E che dire di un enigmatico “mostro da sbattere in prima pagina” che vegeta fino alla morte prima in un carcere e poi in un ospedale psichiatrico? Per molti versi paragonabile al Renfield del “Dracula” di Bram Stoker.
Le atmosfere generali, specie quelle notturne, il sottosopra, il mondo di sotto, lo spirito di iniziativa dei ragazzi, tutto riconduce a “Strangers Thinghs”, senza Undici a salvare capra e cavoli, però. Ancora, riecheggiano echi di altri testi, altre atmosfere, altri libri, altri autori: Donato Carrisi, per esempio, Thomas Harris, più quello del “Il delitto della terza luna”, di quello del “Silenzio degli Innocenti”, un pizzico di Dan Simmons.
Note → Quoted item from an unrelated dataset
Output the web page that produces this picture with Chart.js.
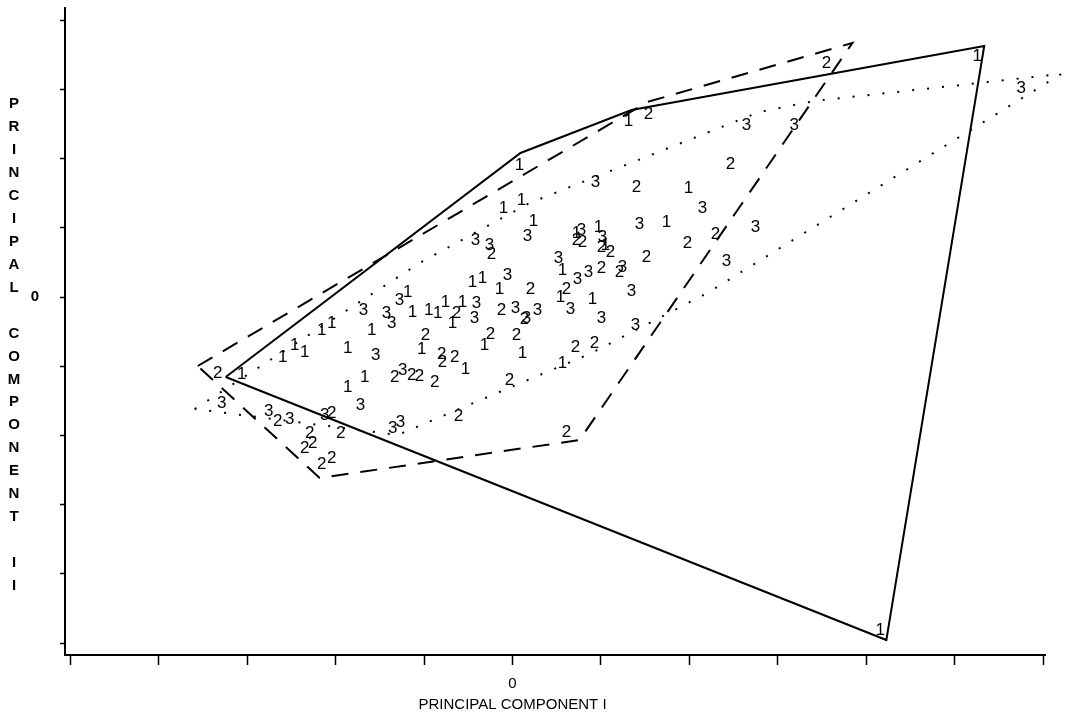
<!DOCTYPE html>
<html>
<head>
<meta charset="utf-8">
<script src="https://cdn.jsdelivr.net/npm/chart.js@4.4.1/dist/chart.umd.min.js"></script>
<style>
html,body{margin:0;padding:0;background:#fff;}
#wrap{width:1068px;height:716px;position:relative;}
</style>
</head>
<body>
<div id="wrap"><canvas id="c" width="1068" height="716"></canvas></div>
<script>
// ---- titles / tick labels ----
const xTitle = 'PRINCIPAL COMPONENT I';
const yTitle = 'PRINCIPAL COMPONENT II';
const zeroLabel = '0';
const xRange = [-5.06, 6.02];
const yRange = [-5.173, 4.176];

// ---- group 1 (marker "1") ----
const g1X = [5.254, 4.158, 1.311, 0.079, 1.989, -0.102, 0.102, 0.237, 1.740, 0.723, 0.972, 1.051, 0.565, 0.542, 0.904, -0.452, -0.339, -0.147, -0.757, -0.565, -0.678, -0.316, 0.113, 0.565, -0.531, -1.028, -1.186, -1.130, -0.949, -0.847, -1.593, -1.864, -2.158, -2.045, -2.599, -2.463, -2.350, -1.864, -1.672, -3.062];
const g1Y = [3.483, -4.812, 2.543, 1.908, 1.575, 1.286, 1.402, 1.098, 1.084, 0.925, 1.012, 0.751, 0.390, 0.000, -0.029, 0.217, 0.275, 0.116, -0.072, -0.072, -0.376, -0.694, -0.809, -0.954, -1.040, -0.751, 0.072, -0.217, -0.188, -0.231, -0.477, -0.737, -0.477, -0.376, -0.867, -0.694, -0.795, -1.301, -1.156, -1.113];

// ---- group 2 (marker "2") ----
const g2X = [3.548, 1.537, 2.463, 1.401, 2.294, 1.977, 1.514, 0.723, 0.791, 1.006, 1.107, 1.006, 1.209, 0.610, 0.203, -0.124, 0.136, -0.237, -0.633, -0.249, 0.045, 0.712, 0.927, -0.983, -0.802, -0.791, -0.655, -1.333, -1.141, -1.051, -0.881, -0.034, -0.610, 0.610, -3.333, -2.655, -2.045, -1.944, -2.294, -2.260, -2.350, -2.158, -2.045];
const g2Y = [3.382, 2.645, 1.922, 1.590, 0.910, 0.780, 0.578, 0.824, 0.795, 0.723, 0.650, 0.419, 0.361, 0.116, 0.116, -0.188, -0.318, 0.621, -0.231, -0.535, -0.549, -0.723, -0.665, -0.549, -0.824, -0.939, -0.867, -1.156, -1.127, -1.142, -1.228, -1.199, -1.720, -1.951, -1.098, -1.792, -1.676, -1.965, -1.965, -2.110, -2.182, -2.413, -2.327];

// ---- group 3 (marker "3") ----
const g3X = [5.751, 2.644, 3.186, 0.938, 2.147, 1.435, 2.746, 2.418, 0.780, 1.017, 0.520, 0.734, 0.859, 1.243, 1.345, 0.655, 1.006, 1.390, 0.169, -0.418, -0.260, -0.056, -0.407, -0.429, 0.034, 0.158, 0.282, -1.684, -1.424, -1.367, -1.277, -1.548, -1.243, -1.718, -1.356, -1.266, -3.288, -2.757, -2.520, -2.124];
const g3Y = [3.020, 2.486, 2.486, 1.662, 1.286, 1.055, 1.012, 0.520, 0.968, 0.867, 0.564, 0.260, 0.361, 0.434, 0.087, -0.173, -0.303, -0.405, 0.881, 0.824, 0.751, 0.318, -0.087, -0.303, -0.159, -0.303, -0.188, -0.188, -0.231, -0.376, -0.043, -0.838, -1.055, -1.561, -1.893, -1.806, -1.532, -1.647, -1.763, -1.705];

// ---- convex hull outlines ----
const hull1X = [-3.243, 0.090, 1.345, 5.333, 4.226, -3.243];
const hull1Y = [-1.156, 2.081, 2.702, 3.627, -4.957, -1.156];
const hull2X = [-3.559, 1.525, 3.842, 0.757, -2.181, -3.559];
const hull2Y = [-0.997, 2.818, 3.671, -2.066, -2.616, -0.997];
const hull3X = [-3.593, -1.051, 0.192, 2.791, 3.412, 6.203, 2.203, 0.870, -1.299, -3.593];
const hull3Y = [-1.618, 0.491, 1.358, 2.673, 2.832, 3.223, 0.058, -0.824, -1.994, -1.618];

const zip = (xs, ys) => xs.map((x, i) => ({x: x, y: ys[i]}));

const hullDS = (xs, ys, dash, width) => ({
  type: 'scatter', data: zip(xs, ys), showLine: true, tension: 0,
  borderColor: '#000', borderWidth: width, borderDash: dash,
  borderCapStyle: 'butt', pointRadius: 0, pointHoverRadius: 0, fill: false, clip: false
});
const markDS = (xs, ys, txt) => ({
  type: 'scatter', data: zip(xs, ys), markerText: txt,
  pointRadius: 0, pointHoverRadius: 0, showLine: false, clip: false
});

const markerTextPlugin = {
  id: 'markerText',
  afterDatasetsDraw(chart) {
    const ctx = chart.ctx;
    ctx.save();
    ctx.font = '17px "Liberation Sans", Arial, sans-serif';
    ctx.fillStyle = '#000';
    ctx.textAlign = 'center';
    ctx.textBaseline = 'middle';
    chart.data.datasets.forEach((ds, i) => {
      if (!ds.markerText) return;
      chart.getDatasetMeta(i).data.forEach(pt => ctx.fillText(ds.markerText, pt.x, pt.y));
    });
    ctx.restore();
  }
};

const titlePlugin = {
  id: 'titles',
  afterDraw(chart) {
    const ctx = chart.ctx;
    ctx.save();
    ctx.fillStyle = '#000';
    ctx.textAlign = 'center';
    ctx.textBaseline = 'middle';
    ctx.font = 'bold 15px "Liberation Sans", Arial, sans-serif';
    yTitle.split('').forEach((ch, k) => ctx.fillText(ch, 14, 104 + k * 22.95));
    ctx.font = '15px "Liberation Sans", Arial, sans-serif';
    ctx.fillText(xTitle, chart.scales.x.getPixelForValue(0), 705);
    ctx.restore();
  }
};

new Chart(document.getElementById('c'), {
  type: 'scatter',
  data: {
    datasets: [
      hullDS(hull1X, hull1Y, [], 2),
      hullDS(hull2X, hull2Y, [17, 12], 2),
      hullDS(hull3X, hull3Y, [2, 13], 2),
      markDS(g1X, g1Y, '1'),
      markDS(g2X, g2Y, '2'),
      markDS(g3X, g3Y, '3')
    ]
  },
  options: {
    responsive: false,
    animation: false,
    devicePixelRatio: 1,
    events: [],
    layout: {padding: {left: 0, right: 23, top: 8, bottom: 0}},
    plugins: {legend: {display: false}, tooltip: {enabled: false}},
    scales: {
      x: {
        type: 'linear', position: 'bottom', min: xRange[0], max: xRange[1],
        afterFit(s) { s.height = 61; s.paddingLeft = 0; s.paddingRight = 0; },
        border: {display: true, color: '#000', width: 2},
        grid: {drawOnChartArea: false, drawTicks: true, tickLength: 10, tickColor: '#000', tickWidth: 1.5},
        ticks: {stepSize: 1, includeBounds: false, autoSkip: false, maxRotation: 0, padding: 10,
          color: '#000', font: {family: '"Liberation Sans", Arial, sans-serif', size: 15},
          callback: v => (v === 0 ? zeroLabel : '')}
      },
      y: {
        type: 'linear', position: 'left', min: yRange[0], max: yRange[1],
        afterFit(s) { s.width = 65; s.paddingTop = 0; s.paddingBottom = 0; },
        border: {display: true, color: '#000', width: 2},
        grid: {drawOnChartArea: false, drawTicks: true, tickLength: 5, tickColor: '#000', tickWidth: 1.5},
        ticks: {stepSize: 1, includeBounds: false, autoSkip: false, padding: 21,
          color: '#000', font: {family: '"Liberation Sans", Arial, sans-serif', size: 15, weight: 'bold'},
          callback: v => (v === 0 ? zeroLabel : '')}
      }
    }
  },
  plugins: [markerTextPlugin, titlePlugin]
});
</script>
</body>
</html>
Perché prima di essere uno scrittore, Mirko Zilahy è un gran lettore, come è giusto che sia, e rende omaggio ai suoi preferiti. Questa umiltà, questa dedizione, questa semplicità d’essere gli fa onore, traspare dalla sua scrittura, lo ripetiamo, una scrittura elegante, forbita, ricercata, estremamente efficace, esauriente, esaustiva; è questa il punto di forza del romanzo, senza nulla togliere alla storia.
È la scrittura che ci fa comprendere come l’amore talora, quando è perduto, strazia, ti fa precipitare nell’abisso, ed è la caduta che provoca un sibilo, un fastidioso acufene, che come una voce di dentro ti tormenta crudelmente spingendoti a recuperare disperatamente in qualche modo l’amore caduto, creando ombre fittizie, l’uomo del bosco, niente più che una memoria fittizia, una svista dal ventre della terra. Un mistero, ma non l’unico:
“Ci sono tre grandi misteri che dobbiamo riunire…Il primo è disperso nell’alto dei cieli, il secondo è celato nel cuore della Terra, l’ultimo riposa nel cuore di ognuno.”
Mirko Zilahy si schiera, lo dice chiaramente, quello del sottosuolo non è un mistero da temere, non per niente il nome della Terra è Gaia, sinonimo di gioia, allegria.
Gli uomini, invece, spesso trivellano e il loro cuore lo sotterrano.